**Directions for this task**: Write out the listing from the line with "Generate a LaTeX" to the line with "minimum width=105.5pt, minimum", both lines included, exactly and nothing beyond. Leave pictures out.

**Data listing**:
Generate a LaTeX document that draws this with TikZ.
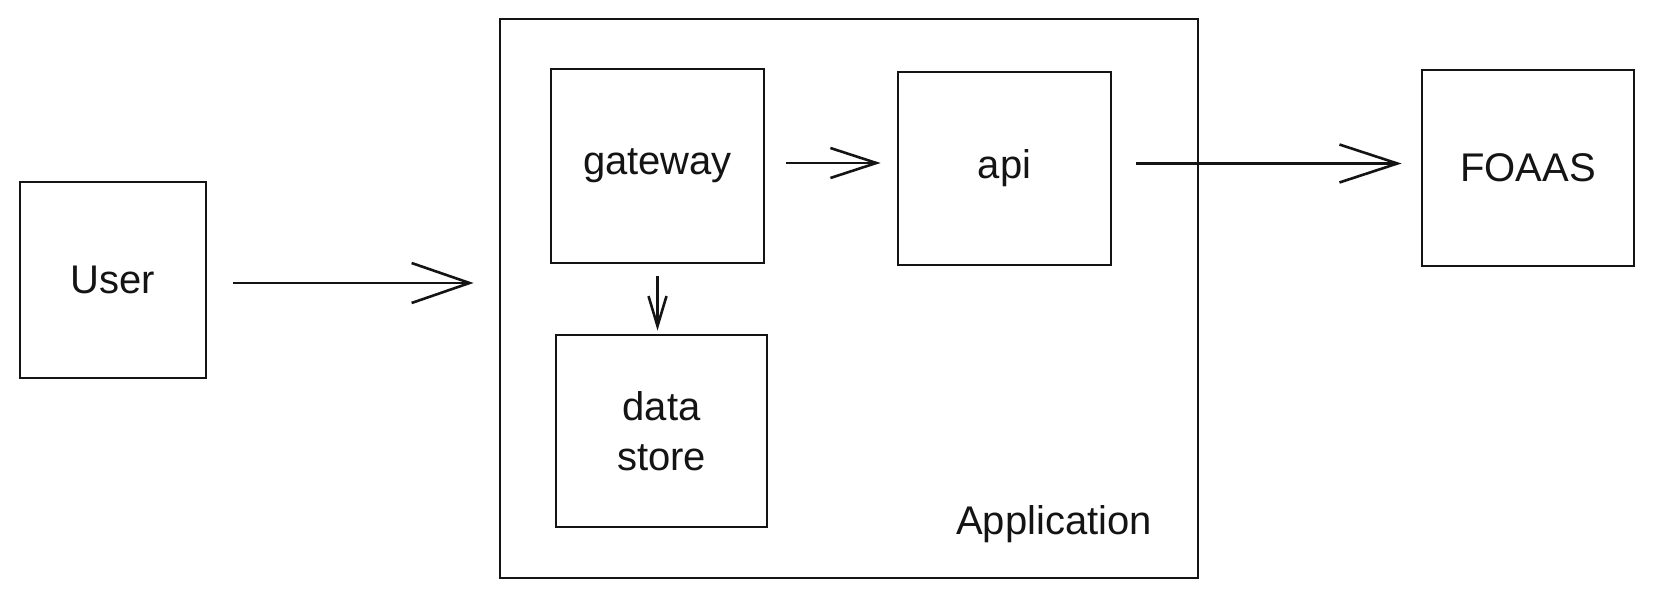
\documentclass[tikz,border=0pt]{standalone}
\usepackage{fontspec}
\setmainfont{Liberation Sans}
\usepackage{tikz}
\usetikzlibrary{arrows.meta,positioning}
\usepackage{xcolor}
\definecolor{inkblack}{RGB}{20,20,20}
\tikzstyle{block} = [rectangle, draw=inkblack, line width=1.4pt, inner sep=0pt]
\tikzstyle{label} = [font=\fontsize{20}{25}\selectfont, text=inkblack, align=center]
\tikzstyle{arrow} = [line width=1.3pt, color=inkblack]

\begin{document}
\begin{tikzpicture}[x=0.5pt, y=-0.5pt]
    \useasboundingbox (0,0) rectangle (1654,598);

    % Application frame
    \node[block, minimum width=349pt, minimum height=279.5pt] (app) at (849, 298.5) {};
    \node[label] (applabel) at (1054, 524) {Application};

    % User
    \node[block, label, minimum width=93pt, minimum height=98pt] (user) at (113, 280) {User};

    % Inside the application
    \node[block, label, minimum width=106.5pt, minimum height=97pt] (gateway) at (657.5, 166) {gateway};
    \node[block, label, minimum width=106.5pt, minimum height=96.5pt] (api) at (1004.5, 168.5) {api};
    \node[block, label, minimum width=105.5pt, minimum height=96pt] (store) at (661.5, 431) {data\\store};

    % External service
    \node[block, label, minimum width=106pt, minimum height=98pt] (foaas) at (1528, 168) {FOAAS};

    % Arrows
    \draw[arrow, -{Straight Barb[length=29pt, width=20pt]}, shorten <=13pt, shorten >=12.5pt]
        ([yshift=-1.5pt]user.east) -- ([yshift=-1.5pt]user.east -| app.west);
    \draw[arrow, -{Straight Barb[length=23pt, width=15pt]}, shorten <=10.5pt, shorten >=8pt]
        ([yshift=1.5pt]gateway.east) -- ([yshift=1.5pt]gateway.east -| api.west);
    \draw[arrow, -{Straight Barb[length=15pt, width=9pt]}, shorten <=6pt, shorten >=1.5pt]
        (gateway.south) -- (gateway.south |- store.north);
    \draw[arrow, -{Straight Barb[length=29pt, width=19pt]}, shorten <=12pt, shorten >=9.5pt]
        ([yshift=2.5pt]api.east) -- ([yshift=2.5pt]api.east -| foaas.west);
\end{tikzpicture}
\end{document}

---

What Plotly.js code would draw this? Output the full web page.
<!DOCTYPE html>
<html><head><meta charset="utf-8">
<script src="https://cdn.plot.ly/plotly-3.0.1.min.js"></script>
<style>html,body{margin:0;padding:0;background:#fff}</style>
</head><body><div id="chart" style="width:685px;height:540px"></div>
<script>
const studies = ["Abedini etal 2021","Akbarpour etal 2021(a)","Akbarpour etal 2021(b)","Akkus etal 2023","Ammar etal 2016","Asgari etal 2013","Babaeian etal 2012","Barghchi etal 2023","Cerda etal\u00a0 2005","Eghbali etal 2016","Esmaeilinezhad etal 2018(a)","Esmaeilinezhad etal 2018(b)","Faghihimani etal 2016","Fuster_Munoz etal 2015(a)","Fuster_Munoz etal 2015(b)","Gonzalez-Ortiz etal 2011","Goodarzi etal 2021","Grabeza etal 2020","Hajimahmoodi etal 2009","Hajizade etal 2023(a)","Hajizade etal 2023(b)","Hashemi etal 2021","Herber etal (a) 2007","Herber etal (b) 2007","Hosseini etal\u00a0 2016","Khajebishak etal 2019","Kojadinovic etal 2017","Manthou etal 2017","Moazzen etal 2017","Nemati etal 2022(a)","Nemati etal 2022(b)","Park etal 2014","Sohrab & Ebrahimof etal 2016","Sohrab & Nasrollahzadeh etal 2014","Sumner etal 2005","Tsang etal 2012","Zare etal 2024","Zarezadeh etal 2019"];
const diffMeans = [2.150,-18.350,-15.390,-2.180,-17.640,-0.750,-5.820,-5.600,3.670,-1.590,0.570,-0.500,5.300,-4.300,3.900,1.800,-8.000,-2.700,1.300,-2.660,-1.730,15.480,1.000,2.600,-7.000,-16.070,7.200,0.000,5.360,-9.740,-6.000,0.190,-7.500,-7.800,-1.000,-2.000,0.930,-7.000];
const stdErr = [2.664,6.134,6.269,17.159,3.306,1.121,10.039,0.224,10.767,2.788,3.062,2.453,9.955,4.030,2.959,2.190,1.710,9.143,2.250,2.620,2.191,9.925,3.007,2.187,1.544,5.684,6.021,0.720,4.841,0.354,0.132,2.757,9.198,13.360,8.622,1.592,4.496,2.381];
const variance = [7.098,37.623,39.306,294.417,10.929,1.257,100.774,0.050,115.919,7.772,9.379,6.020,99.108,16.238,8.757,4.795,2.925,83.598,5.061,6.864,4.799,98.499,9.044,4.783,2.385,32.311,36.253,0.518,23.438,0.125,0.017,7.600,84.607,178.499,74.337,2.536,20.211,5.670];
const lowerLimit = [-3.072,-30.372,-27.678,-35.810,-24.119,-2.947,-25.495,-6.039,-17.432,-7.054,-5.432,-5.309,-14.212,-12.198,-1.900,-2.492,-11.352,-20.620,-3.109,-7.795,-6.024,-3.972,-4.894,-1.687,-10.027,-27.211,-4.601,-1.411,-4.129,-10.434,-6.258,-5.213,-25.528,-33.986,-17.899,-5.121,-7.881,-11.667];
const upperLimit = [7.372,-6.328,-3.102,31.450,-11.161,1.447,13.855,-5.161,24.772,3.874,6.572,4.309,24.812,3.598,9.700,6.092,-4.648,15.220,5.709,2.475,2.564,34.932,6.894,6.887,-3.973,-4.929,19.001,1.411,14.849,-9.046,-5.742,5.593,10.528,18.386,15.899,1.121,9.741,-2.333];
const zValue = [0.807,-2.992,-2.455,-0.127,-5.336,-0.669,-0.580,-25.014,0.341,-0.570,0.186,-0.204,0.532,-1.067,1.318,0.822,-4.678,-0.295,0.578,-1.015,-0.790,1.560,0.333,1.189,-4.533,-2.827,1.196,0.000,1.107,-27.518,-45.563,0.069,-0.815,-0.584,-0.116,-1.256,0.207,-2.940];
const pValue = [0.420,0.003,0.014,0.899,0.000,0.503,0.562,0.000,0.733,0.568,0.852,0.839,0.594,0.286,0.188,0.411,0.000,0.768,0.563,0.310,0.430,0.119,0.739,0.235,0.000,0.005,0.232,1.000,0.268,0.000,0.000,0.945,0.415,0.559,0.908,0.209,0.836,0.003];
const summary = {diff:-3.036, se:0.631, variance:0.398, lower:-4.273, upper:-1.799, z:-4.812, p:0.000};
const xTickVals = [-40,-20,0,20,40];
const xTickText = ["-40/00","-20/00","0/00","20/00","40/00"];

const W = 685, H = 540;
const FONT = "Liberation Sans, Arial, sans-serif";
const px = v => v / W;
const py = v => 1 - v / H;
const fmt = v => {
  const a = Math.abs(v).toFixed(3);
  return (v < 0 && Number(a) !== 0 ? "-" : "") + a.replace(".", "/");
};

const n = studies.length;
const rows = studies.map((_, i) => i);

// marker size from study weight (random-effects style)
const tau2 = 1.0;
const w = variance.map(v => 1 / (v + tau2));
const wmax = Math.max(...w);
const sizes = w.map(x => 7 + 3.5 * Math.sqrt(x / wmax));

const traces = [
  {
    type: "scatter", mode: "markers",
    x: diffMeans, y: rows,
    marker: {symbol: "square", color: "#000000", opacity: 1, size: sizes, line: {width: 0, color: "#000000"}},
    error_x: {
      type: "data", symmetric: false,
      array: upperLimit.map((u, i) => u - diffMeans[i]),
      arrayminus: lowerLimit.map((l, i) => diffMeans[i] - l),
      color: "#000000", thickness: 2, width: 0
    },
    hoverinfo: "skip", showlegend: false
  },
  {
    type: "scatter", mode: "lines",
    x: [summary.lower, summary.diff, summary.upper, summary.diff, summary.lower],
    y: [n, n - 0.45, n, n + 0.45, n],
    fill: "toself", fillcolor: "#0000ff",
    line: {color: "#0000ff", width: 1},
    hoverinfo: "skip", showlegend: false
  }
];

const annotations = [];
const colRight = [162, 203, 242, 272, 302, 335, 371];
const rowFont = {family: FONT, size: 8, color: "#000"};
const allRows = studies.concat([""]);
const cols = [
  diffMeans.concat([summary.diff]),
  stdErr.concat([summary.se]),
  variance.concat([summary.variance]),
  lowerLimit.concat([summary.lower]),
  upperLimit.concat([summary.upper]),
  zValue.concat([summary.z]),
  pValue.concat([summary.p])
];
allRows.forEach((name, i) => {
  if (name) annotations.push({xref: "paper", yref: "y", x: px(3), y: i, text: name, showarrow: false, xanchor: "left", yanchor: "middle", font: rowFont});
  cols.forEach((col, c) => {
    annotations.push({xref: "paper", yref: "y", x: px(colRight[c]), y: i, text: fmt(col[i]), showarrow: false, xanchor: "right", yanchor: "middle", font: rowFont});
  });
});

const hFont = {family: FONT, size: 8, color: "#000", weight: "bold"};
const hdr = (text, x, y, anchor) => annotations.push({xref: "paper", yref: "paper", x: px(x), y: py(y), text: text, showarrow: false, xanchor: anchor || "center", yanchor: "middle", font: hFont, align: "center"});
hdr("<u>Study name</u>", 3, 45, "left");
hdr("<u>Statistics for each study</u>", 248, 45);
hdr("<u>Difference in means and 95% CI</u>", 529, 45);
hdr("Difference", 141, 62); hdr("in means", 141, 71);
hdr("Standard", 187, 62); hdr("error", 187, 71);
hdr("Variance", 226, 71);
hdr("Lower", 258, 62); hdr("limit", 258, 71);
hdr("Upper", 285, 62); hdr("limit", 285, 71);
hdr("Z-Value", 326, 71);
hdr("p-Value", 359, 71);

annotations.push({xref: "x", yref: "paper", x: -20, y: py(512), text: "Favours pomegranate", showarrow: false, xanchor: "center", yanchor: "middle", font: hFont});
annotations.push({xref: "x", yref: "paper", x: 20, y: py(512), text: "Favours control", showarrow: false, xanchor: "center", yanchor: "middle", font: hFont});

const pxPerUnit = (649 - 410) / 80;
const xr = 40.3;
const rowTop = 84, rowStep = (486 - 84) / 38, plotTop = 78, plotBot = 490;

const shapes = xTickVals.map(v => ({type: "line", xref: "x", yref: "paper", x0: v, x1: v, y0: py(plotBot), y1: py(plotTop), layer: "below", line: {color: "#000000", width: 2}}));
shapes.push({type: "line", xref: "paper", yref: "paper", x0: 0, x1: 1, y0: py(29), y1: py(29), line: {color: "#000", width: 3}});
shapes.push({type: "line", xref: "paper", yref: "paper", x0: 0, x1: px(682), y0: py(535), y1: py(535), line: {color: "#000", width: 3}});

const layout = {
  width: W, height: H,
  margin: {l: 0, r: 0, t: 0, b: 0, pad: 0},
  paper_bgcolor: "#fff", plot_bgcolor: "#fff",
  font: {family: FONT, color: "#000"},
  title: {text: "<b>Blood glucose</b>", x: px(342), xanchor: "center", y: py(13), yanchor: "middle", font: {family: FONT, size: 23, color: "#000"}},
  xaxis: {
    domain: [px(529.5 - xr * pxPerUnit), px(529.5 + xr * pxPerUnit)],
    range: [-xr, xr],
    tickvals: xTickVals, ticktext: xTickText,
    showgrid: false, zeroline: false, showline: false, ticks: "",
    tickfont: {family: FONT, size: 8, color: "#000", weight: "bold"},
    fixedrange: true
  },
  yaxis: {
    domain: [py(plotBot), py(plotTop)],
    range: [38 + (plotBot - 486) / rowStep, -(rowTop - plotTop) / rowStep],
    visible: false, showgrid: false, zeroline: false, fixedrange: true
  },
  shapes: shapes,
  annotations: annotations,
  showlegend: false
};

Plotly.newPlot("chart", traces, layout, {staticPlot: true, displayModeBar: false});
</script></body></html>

---

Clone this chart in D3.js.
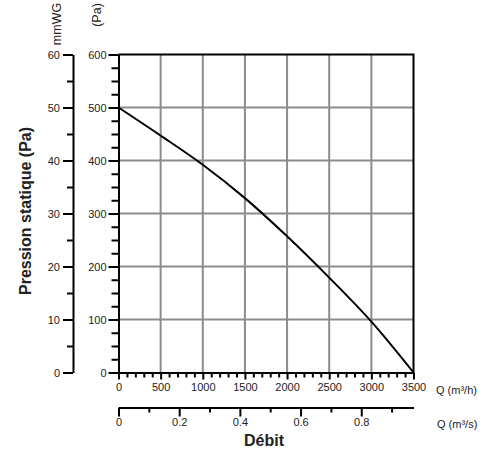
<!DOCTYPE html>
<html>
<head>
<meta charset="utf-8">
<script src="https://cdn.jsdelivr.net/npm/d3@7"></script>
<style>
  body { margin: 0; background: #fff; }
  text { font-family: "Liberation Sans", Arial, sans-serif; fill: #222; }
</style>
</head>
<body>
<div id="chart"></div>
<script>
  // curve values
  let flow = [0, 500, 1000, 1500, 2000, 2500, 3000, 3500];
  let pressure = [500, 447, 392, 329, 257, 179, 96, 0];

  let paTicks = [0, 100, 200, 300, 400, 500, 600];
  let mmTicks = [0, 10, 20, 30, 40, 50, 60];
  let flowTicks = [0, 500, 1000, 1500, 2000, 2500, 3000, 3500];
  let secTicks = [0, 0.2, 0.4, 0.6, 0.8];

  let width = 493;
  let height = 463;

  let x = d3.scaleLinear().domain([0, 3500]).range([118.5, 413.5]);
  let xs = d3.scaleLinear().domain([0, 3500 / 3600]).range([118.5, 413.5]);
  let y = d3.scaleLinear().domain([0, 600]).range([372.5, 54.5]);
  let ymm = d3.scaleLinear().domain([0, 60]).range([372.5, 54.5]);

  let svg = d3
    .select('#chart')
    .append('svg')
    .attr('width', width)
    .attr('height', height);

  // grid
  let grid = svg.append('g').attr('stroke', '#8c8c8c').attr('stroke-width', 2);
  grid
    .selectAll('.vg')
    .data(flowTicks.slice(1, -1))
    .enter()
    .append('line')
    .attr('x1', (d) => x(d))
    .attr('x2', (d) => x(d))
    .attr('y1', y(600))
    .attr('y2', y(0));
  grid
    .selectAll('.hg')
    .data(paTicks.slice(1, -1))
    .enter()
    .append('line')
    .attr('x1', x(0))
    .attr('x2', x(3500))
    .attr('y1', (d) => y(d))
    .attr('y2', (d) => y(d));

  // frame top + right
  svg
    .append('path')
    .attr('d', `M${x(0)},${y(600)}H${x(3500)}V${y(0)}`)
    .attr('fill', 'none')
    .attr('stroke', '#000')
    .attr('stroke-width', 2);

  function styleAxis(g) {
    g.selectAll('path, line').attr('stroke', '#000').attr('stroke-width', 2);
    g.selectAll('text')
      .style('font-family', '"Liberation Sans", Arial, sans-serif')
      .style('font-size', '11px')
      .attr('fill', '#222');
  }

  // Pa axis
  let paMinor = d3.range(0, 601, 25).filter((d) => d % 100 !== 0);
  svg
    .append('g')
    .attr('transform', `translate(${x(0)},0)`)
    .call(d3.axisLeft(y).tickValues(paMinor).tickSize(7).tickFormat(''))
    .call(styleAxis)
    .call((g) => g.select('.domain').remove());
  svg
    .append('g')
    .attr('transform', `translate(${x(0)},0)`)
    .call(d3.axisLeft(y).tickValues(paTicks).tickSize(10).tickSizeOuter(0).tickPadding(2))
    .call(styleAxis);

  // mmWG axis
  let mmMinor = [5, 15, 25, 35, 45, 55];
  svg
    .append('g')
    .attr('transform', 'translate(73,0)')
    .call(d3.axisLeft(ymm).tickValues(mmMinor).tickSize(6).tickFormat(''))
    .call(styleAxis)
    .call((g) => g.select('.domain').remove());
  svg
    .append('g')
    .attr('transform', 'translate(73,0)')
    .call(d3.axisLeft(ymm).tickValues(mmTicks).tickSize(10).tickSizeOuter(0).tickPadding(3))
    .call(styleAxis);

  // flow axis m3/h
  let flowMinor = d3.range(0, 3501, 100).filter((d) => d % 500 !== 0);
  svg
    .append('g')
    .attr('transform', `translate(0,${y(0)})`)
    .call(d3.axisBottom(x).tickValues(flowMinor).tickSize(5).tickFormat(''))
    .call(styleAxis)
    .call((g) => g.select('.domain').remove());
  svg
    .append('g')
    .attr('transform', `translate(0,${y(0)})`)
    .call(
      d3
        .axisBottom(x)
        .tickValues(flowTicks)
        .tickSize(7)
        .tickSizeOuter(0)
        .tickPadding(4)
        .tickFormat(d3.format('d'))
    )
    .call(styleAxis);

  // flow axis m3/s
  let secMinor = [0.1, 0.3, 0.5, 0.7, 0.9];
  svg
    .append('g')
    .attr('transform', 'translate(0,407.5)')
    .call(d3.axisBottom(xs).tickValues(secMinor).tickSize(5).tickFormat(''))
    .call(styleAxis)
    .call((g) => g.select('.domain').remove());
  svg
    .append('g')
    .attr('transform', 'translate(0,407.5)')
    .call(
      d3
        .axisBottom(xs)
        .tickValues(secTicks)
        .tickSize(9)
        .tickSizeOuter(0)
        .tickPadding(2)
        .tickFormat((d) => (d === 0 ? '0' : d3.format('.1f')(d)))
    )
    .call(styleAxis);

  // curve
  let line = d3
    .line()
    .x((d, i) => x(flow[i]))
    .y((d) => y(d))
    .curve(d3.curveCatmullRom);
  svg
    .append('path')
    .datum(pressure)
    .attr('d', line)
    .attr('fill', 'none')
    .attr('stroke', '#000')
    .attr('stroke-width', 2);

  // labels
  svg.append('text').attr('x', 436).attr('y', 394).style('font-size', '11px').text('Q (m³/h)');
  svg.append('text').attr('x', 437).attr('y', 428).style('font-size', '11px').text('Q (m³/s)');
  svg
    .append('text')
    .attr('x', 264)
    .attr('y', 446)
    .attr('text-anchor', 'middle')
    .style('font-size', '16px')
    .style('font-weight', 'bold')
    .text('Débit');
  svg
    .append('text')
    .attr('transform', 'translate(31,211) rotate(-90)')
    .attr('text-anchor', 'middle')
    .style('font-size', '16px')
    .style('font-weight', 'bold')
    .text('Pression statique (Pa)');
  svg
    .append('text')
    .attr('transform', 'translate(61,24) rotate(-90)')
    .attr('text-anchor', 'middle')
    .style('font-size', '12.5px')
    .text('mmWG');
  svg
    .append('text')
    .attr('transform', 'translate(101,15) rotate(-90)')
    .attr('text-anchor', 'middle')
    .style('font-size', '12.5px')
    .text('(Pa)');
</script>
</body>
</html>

**Reply**:
Generate a LaTeX document that draws this with TikZ.
\documentclass[tikz,border=0pt]{standalone}
\usepackage{fontspec}
\setmainfont{Liberation Sans}
\usepackage{tikz}
\usetikzlibrary{arrows.meta,positioning}
\usepackage{xcolor}
\definecolor{inkblack}{RGB}{20,20,20}
\tikzstyle{block} = [rectangle, draw=inkblack, line width=1.4pt, inner sep=0pt]
\tikzstyle{label} = [font=\fontsize{20}{25}\selectfont, text=inkblack, align=center]
\tikzstyle{arrow} = [line width=1.3pt, color=inkblack]

\begin{document}
\begin{tikzpicture}[x=0.5pt, y=-0.5pt]
    \useasboundingbox (0,0) rectangle (1654,598);

    % Application frame
    \node[block, minimum width=349pt, minimum height=279.5pt] (app) at (849, 298.5) {};
    \node[label] (applabel) at (1054, 524) {Application};

    % User
    \node[block, label, minimum width=93pt, minimum height=98pt] (user) at (113, 280) {User};

    % Inside the application
    \node[block, label, minimum width=106.5pt, minimum height=97pt] (gateway) at (657.5, 166) {gateway};
    \node[block, label, minimum width=106.5pt, minimum height=96.5pt] (api) at (1004.5, 168.5) {api};
    \node[block, label, minimum width=105.5pt, minimum height=96pt] (store) at (661.5, 431) {data\\store};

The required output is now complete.